Less waste. Better food. More time (Better time). Three or four reasons why I advocate the totally mundane habit of preparing at least a tiny part of dinner before dinnertime.
In our quest to eat more whole foods and fewer packaged and prepared foods, there’s a certain amount of work that needs to happen before anything starts cooking. Broccoli that doesn’t come in a package of pre-trimmed florets needs to be washed and cut. Baby spinach purchased by the bunch and not by the bag needs to be washed and then washed again, and spun dry. Beans need to be soaked and cooked. Homemade lasagna is a one-pot dish that requires more pots than that to make. This all sounds like work—and it is—but I’ve found that if I break it all up a bit, the tasks become more manageable, and actually easy. As always, it comes down to developing the habit.
A few tips:
1. Not all minutes are created equal. There are calm minutes in a day and frantic minutes in a day. Taking advantage of the calm minutes makes for more of them. For me lately, that time is in the early mornings. The evenings in our house can feel harried. Trying to prepare a whole meal from whole ingredients while everyone is hungry and tired and the clock is ticking its way toward bath and bed time is stressful. But at the 7:00 AM hour? Belly full of oatmeal? Fresh coffee just finished? I can lazily sit in the 3-foot by 5-foot bit of available floorspace in our kitchen and show Faye how to pinch thyme leaves off a stem. I can patiently watch her mangle a strip of pepper with her crinkle knife while I make quicker work of cutting down the rest of it for an eventual stir-fry. She can drag a chair up to the sink and delight in washing spinach with me.
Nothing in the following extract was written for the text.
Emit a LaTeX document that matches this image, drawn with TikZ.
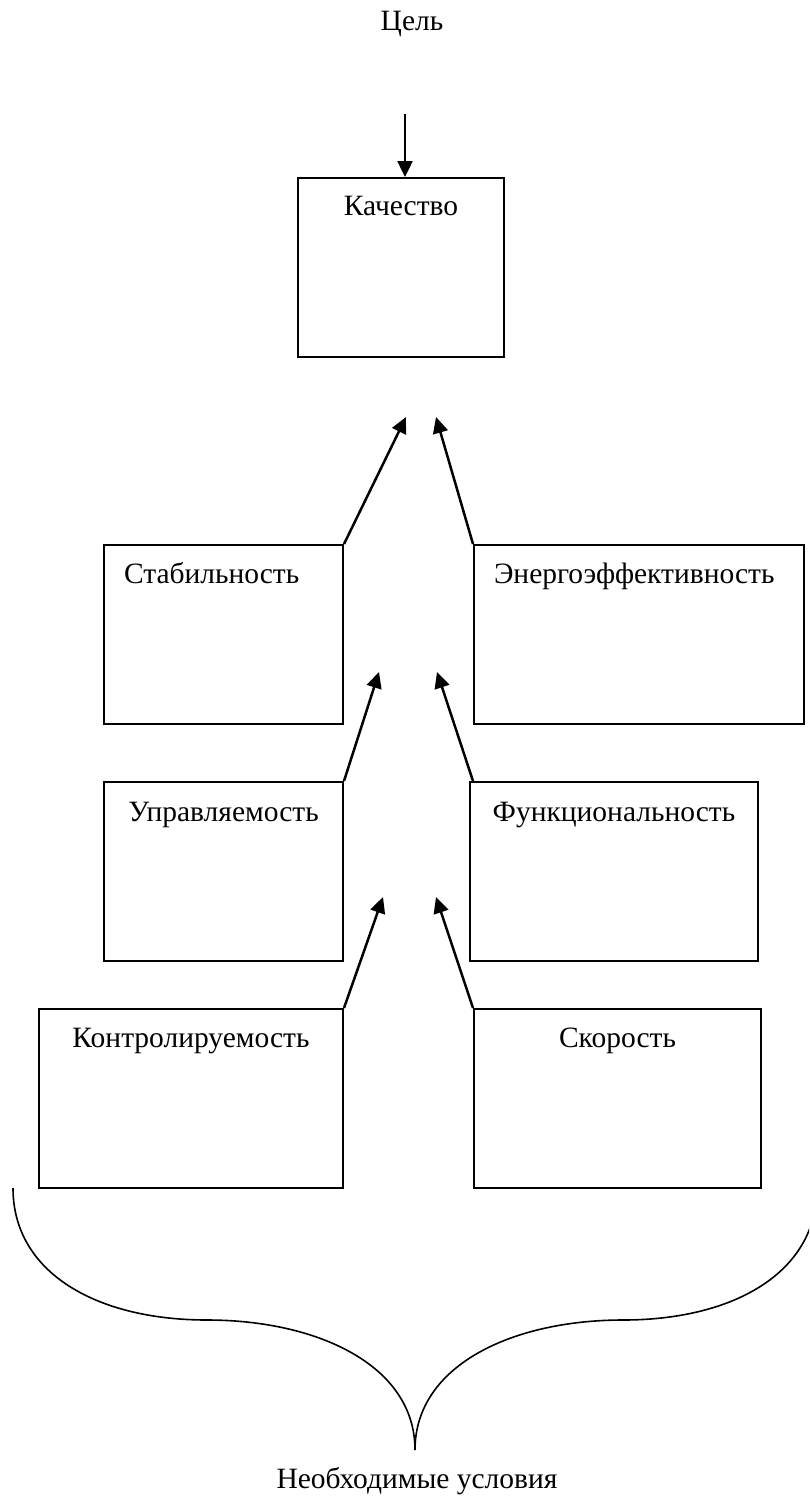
\documentclass[tikz,border=0pt]{standalone}
\usepackage{fontspec}
\setmainfont{Liberation Serif}
\usetikzlibrary{arrows.meta}

\tikzset{
  box/.style={draw=black, line width=2pt, anchor=north west, inner ysep=0pt,
              font=\fontsize{29.5}{35}\selectfont},
  cbox/.style={box, inner xsep=0pt, align=center},
  lbox/.style={box, inner xsep=20pt, align=left},
  arr/.style={line width=2.5pt, -{Triangle[length=16pt,width=15pt]}},
  caption/.style={anchor=base, inner sep=0pt, font=\fontsize{29.5}{35}\selectfont},
  bracepath/.style={line width=1.6pt}
}

\begin{document}
\begin{tikzpicture}[x=1pt,y=-1pt]
  \useasboundingbox (0,0) rectangle (809,1499);
  \fill[white] (0,0) rectangle (809,1499);
  \clip (0,0) rectangle (809,1499);

  % headings
  \node[caption] (goal) at (412,30) {Цель};
  \node[caption] (need) at (417,1488) {Необходимые условия};

  % boxes: text height = baseline - top, text depth = bottom - baseline
  \node[cbox, text width=206pt, text height=37pt, text depth=142pt] (kach) at (297,177) {Качество};
  \node[lbox, text width=199pt, text height=38pt, text depth=141pt] (stab) at (103,544) {Стабильность};
  \node[lbox, text width=290pt, text height=38pt, text depth=141pt] (energ) at (473,544) {Энергоэффективность};
  \node[cbox, text width=239pt, text height=39pt, text depth=140pt] (upr) at (103,781) {Управляемость};
  \node[cbox, text width=288pt, text height=39pt, text depth=140pt] (func) at (469,781) {Функциональность};
  \node[cbox, text width=304pt, text height=38pt, text depth=141pt] (kontr) at (38,1008) {Контролируемость};
  \node[cbox, text width=287pt, text height=38pt, text depth=141pt] (skor) at (473,1008) {Скорость};

  % free arrow ends
  \coordinate (top) at (405,114);
  \coordinate (t1l) at (406,417);
  \coordinate (t1r) at (436,417);
  \coordinate (t2l) at (379,672);
  \coordinate (t2r) at (437,672);
  \coordinate (t3l) at (383,897);
  \coordinate (t3r) at (436,897);

  % arrows
  \draw[arr] (top) -- (top |- kach.north);
  \draw[arr] (stab.north east) -- (t1l);
  \draw[arr] (energ.north west) -- (t1r);
  \draw[arr] (upr.north east) -- (t2l);
  \draw[arr] ([xshift=4pt]func.north west) -- (t2r);
  \draw[arr] (kontr.north east) -- (t3l);
  \draw[arr] (skor.north west) -- (t3r);

  % curly brace under the lower boxes
  \coordinate (bl) at (13,1188);
  \coordinate (bml) at (207,1320);
  \coordinate (tip) at (415,1450);
  \coordinate (bmr) at (623,1320);
  \coordinate (br) at (817,1188);
  \draw[bracepath] (bl) .. controls (13,1273) and (97,1320) .. (bml)
                        .. controls (317,1320) and (415,1365) .. (tip)
                        .. controls (415,1365) and (513,1320) .. (bmr)
                        .. controls (733,1320) and (817,1273) .. (br);
\end{tikzpicture}
\end{document}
By the time it’s ready for me to leave the house to work, we’ll have knocked out at least some of the dinner prep we’d have to do under less ideal circumstances later in the day. Maybe your mornings are harried. Maybe there’s not a toddler underfoot to consider. Maybe the weekend is better. Maybe you prefer a post-dinner prep for the next day? The key is to take advantage of whatever spare minutes you do have.
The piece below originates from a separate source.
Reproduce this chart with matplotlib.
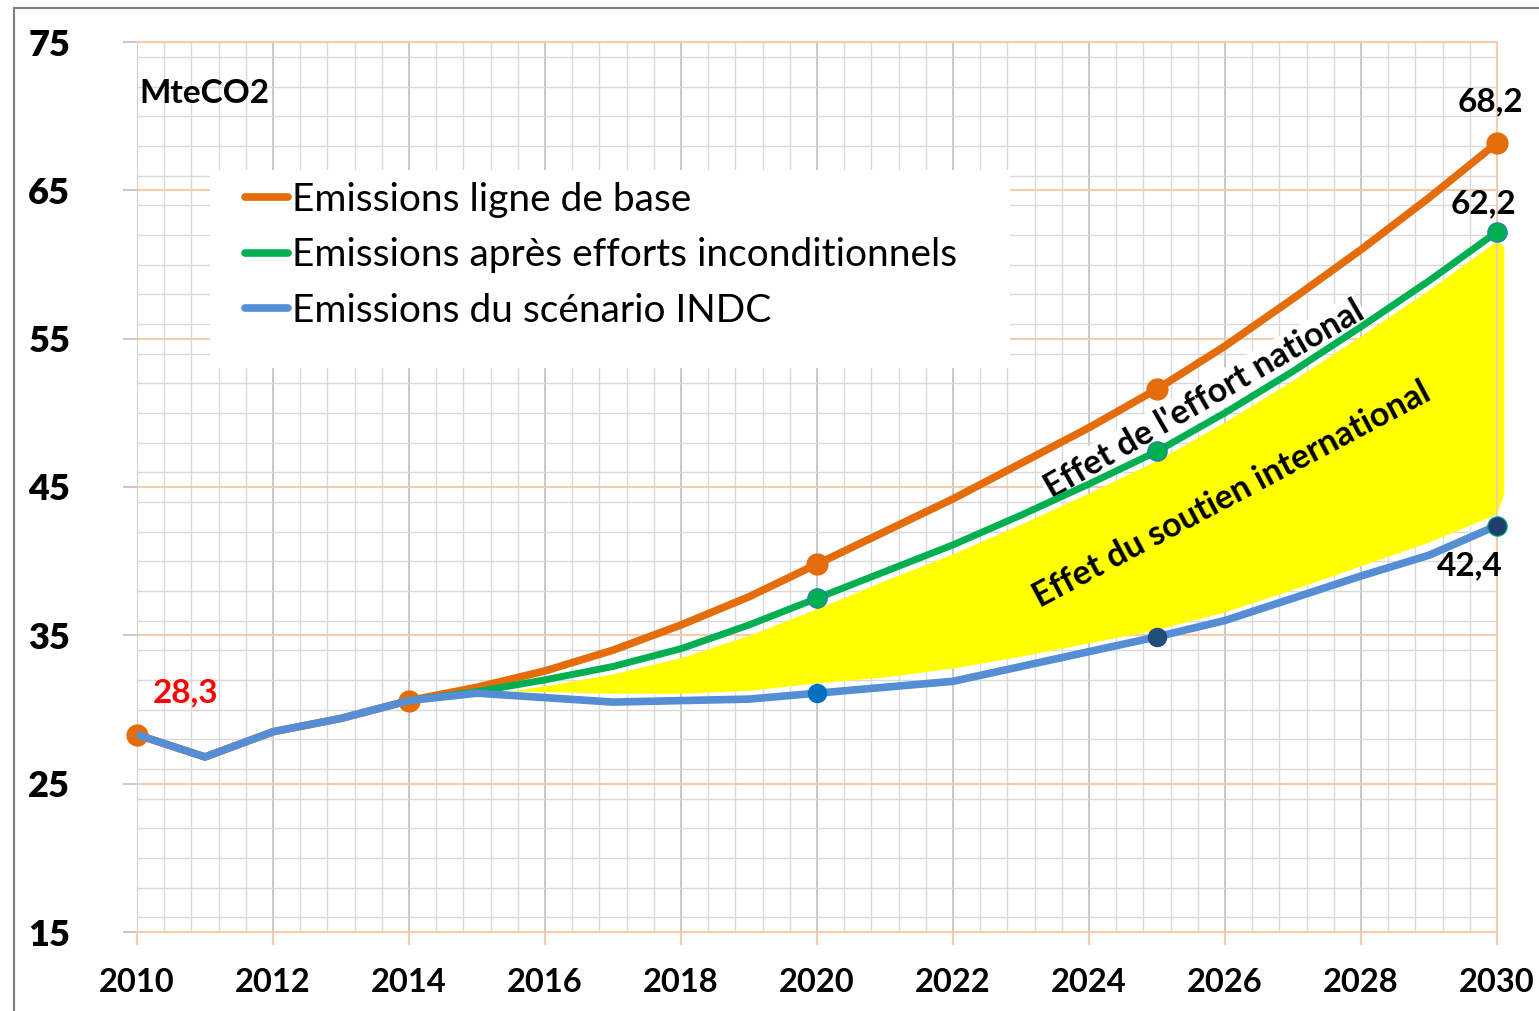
import numpy as np
import matplotlib.pyplot as plt
from matplotlib.lines import Line2D
from matplotlib.patches import Rectangle
from matplotlib.ticker import MultipleLocator

plt.rcParams['font.family'] = ['Lato', 'DejaVu Sans']
plt.rcParams['font.weight'] = 'bold'

# historical + INDC scenario (blue)
indc_years = np.arange(2010, 2031)
indc = [28.3, 26.8, 28.5, 29.4, 30.6, 31.1, 30.8, 30.5, 30.6, 30.7, 31.1,
        31.5, 31.9, 32.9, 33.9, 34.9, 36.0, 37.5, 39.0, 40.4, 42.4]

# baseline (orange) and unconditional (green), from 2014
proj_years = np.arange(2014, 2031)
base = [30.6, 31.5, 32.6, 34.0, 35.7, 37.6, 39.8, 42.0, 44.2, 46.6, 49.0,
        51.6, 54.5, 57.7, 61.0, 64.5, 68.2]
uncond = [30.6, 31.2, 32.0, 32.9, 34.1, 35.7, 37.5, 39.3, 41.1, 43.1, 45.2,
          47.4, 50.0, 52.8, 55.8, 58.9, 62.2]

# yellow area (international support)
fill_years = [2014, 2015, 2016, 2017, 2018, 2019, 2020, 2021, 2022, 2023, 2024,
              2025, 2026, 2027, 2028, 2029, 2030, 2030.1]
fill_top = [30.6, 30.9, 31.6, 32.4, 33.5, 35.0, 36.8, 38.7, 40.5, 42.5, 44.6,
            46.8, 49.4, 52.2, 55.2, 58.3, 61.6, 61.2]
fill_bot = [30.6, 31.3, 31.2, 31.1, 31.1, 31.3, 31.8, 32.2, 32.8, 33.6, 34.5,
            35.4, 36.6, 38.1, 39.7, 41.3, 43.2, 44.6]

base_hist = [28.3, 26.8, 28.5, 29.4]  # baseline before 2014 (under the blue line)

labels = ['Emissions ligne de base', 'Emissions après efforts inconditionnels',
          'Emissions du scénario INDC']

ORANGE = '#E46C0A'
GREEN = '#00B050'
BLUE = '#558ED5'
GRID_OR = '#F8CBAD'

fig = plt.figure(figsize=(15.39, 10.11), dpi=100)
ax = fig.add_axes([137/1539, 79/1011, 1360/1539, 890/1011])

ax.set_xlim(2010, 2030)
ax.set_ylim(15, 75)

ax.xaxis.set_major_locator(MultipleLocator(2))
ax.xaxis.set_minor_locator(MultipleLocator(0.4))
ax.yaxis.set_minor_locator(MultipleLocator(2))
ax.set_yticks(np.arange(15, 76, 10))

ax.grid(which='minor', color='#D9D9D9', lw=1.0)
ax.grid(which='major', axis='x', color='#BFBFBF', lw=1.2)
ax.grid(which='major', axis='y', color=GRID_OR, lw=1.5)
ax.set_axisbelow(True)

for s in ['top', 'right', 'bottom']:
    ax.spines[s].set_color(GRID_OR)
    ax.spines[s].set_linewidth(1.5)
ax.spines['left'].set_color('#D0D0D0')

ax.tick_params(axis='x', which='major', length=9, color=GRID_OR, width=1.5,
               pad=17, labelsize=23.5)
ax.tick_params(axis='y', which='major', length=10, color='#BFBFBF', width=1.2,
               pad=38, labelsize=26)
ax.tick_params(which='minor', length=0)

# yellow zone
ax.fill_between(fill_years, fill_bot, fill_top, color='#FFFF00', lw=0, zorder=2,
                clip_on=False)

# baseline
ax.plot(list(indc_years[:4]) + list(proj_years), base_hist + base, color=ORANGE,
        lw=5.5, solid_capstyle='round', solid_joinstyle='round', zorder=3)
ax.plot([2010, 2014, 2020, 2025, 2030], [28.3, base[0], base[6], base[11], base[16]],
        'o', color=ORANGE, ms=15, zorder=4, clip_on=False)

# unconditional
ax.plot(proj_years, uncond, color=GREEN, lw=5, solid_capstyle='round',
        solid_joinstyle='round', zorder=3)
ax.plot([2020, 2025, 2030], [uncond[6], uncond[11], uncond[16]], 'o', color=GREEN,
        mec='#2E75B6', mew=0.8, ms=14, zorder=6, clip_on=False)

# INDC
ax.plot(indc_years, indc, color=BLUE, lw=5.5, solid_capstyle='round',
        solid_joinstyle='round', zorder=5)
ax.plot([2020], [indc[10]], 'o', color='#0070C0', ms=13, zorder=6)
ax.plot([2025], [indc[15]], 'o', color='#1F4E79', ms=13, zorder=6)
ax.plot([2030], [indc[20]], 'o', color='#1F3F6E', mec='#00B08A', mew=0.8, ms=14,
        zorder=6, clip_on=False)

# labels
ax.text(2010.71, 31.1, '28,3', color='#FF0000', fontsize=24, ha='center', va='center')
ax.text(2029.9, 70.95, '68,2', fontsize=24, ha='center', va='center')
ax.text(2029.8, 64.1, '62,2', fontsize=24, ha='center', va='center')
ax.text(2029.6, 39.7, '42,4', fontsize=24, ha='center', va='center')
ax.text(2010.04, 71.5, 'MteCO2', fontsize=24, ha='left', va='center')

ax.text(2025.69, 50.9, "Effet de l'effort national", fontsize=24.5,
        rotation=30, rotation_mode='anchor', ha='center', va='center', zorder=2.5,
        bbox=dict(facecolor='white', edgecolor='none', pad=1))
ax.text(2026.1, 44.5, 'Effet du soutien international', fontsize=24.5,
        rotation=28, rotation_mode='anchor', ha='center', va='center', zorder=7)

# legend on a white box
ax.add_patch(Rectangle((0.0537, 0.6337), 0.5883, 0.2223, transform=ax.transAxes,
                       facecolor='white', edgecolor='none', zorder=7))
handles = [Line2D([], [], color=c, lw=5.5, solid_capstyle='round')
           for c in [ORANGE, GREEN, BLUE]]
leg = ax.legend(handles, labels, loc='upper left', bbox_to_anchor=(0.0794, 0.843),
                prop={'size': 28, 'weight': 'normal'}, frameon=False,
                handlelength=1.1, handletextpad=0.1, labelspacing=0.5,
                borderpad=0, borderaxespad=0)
leg.set_zorder(8)

# outer frame
fig.add_artist(Line2D([14/1539, 1], [1 - 8/1011, 1 - 8/1011], color='#7F7F7F', lw=1.5))
fig.add_artist(Line2D([14/1539, 14/1539], [0, 1 - 8/1011], color='#7F7F7F', lw=1.5))

fig.canvas.draw()
for t in ax.get_yticklabels():
    t.set_fontweight('heavy')

fig.savefig('out.png', dpi=100)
2. Do what you can. You don’t need to plan to tackle an entire casserole every morning or evening. Sometimes meal prep might just mean scrubbing the beets for tonight’s dinner during a lunchtime break. Sometimes it’s tossing tofu (or steak) in a simple marinade while you’ve got a few extra minutes and the right mood. My philosophy is this: time saved now is time available later.
3. Be prepared. Keep supplies on hand that allow you to tackle prep ahead of time. For me, that mostly means keeping some large-ish food storage containers around. My absolute favorite multi-tasking tool in our kitchen is a set of three stainless steel mixing bowls with plastic lids. I might fill one with chopped veggies. Another might have marinating tofu. The third, a leftover portion of plain, cooked rice. Dinner, prepped.
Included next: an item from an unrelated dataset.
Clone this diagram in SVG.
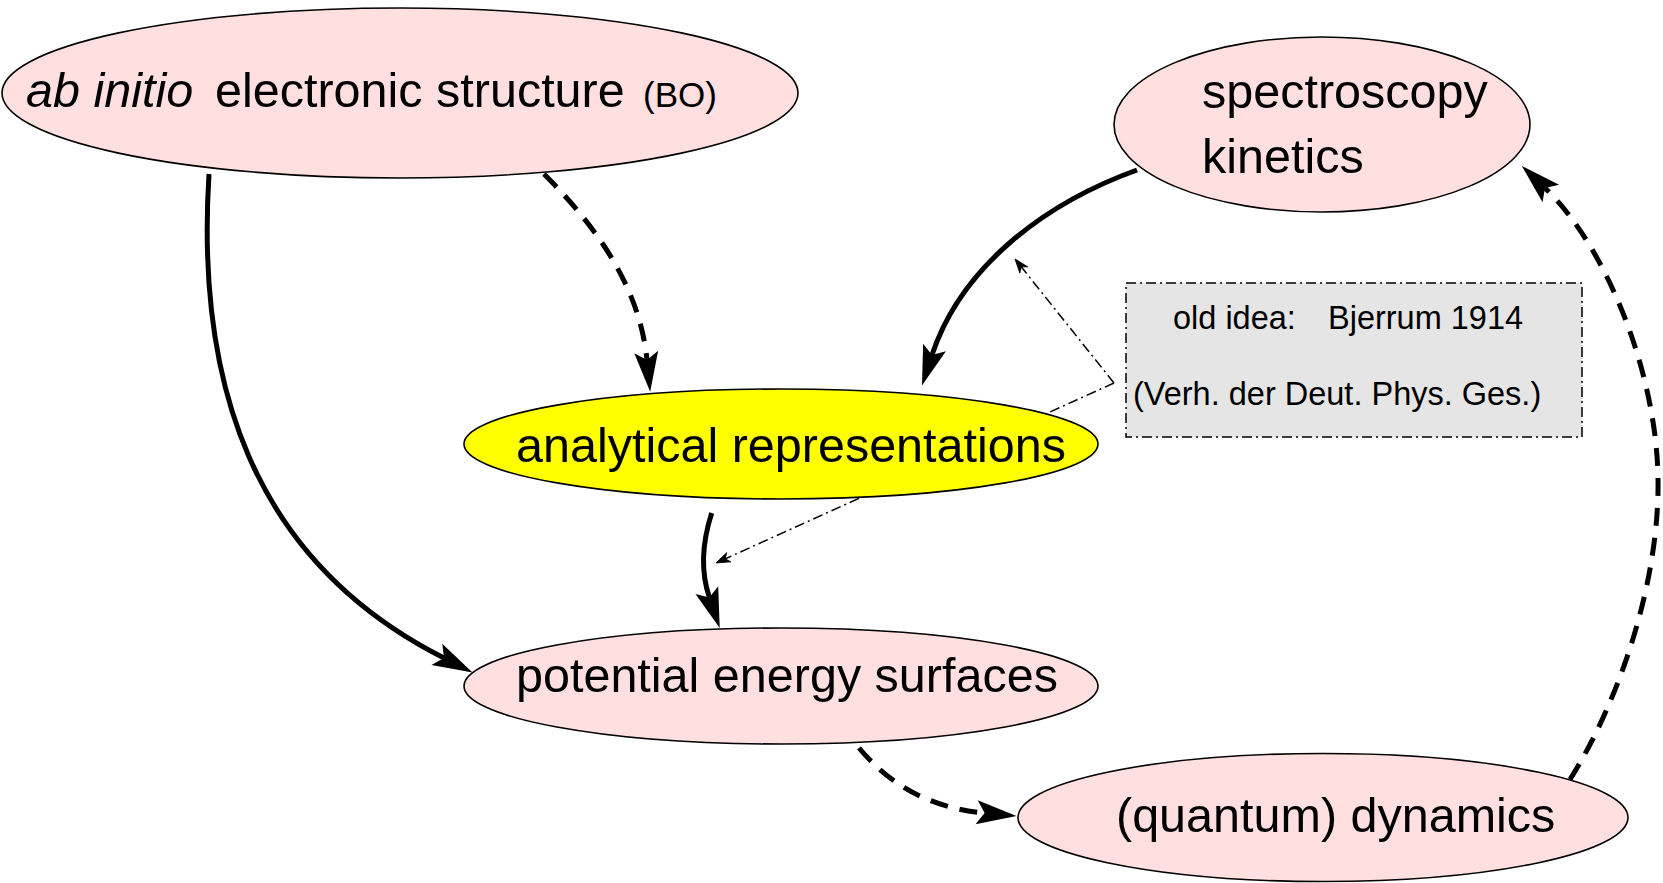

What about you guys? Do you have tricks for getting dinner on the table minus a meltdown?
Habit Shift is a new series. I’m hoping the series will offer quick tips, concrete takeaways, and a whole lotta can-do spirit for focusing on ways to shift personal habits in an effort to be little bit more environmentally friendly, a little more healthy, and a little more happy. Good for us, good for our planet.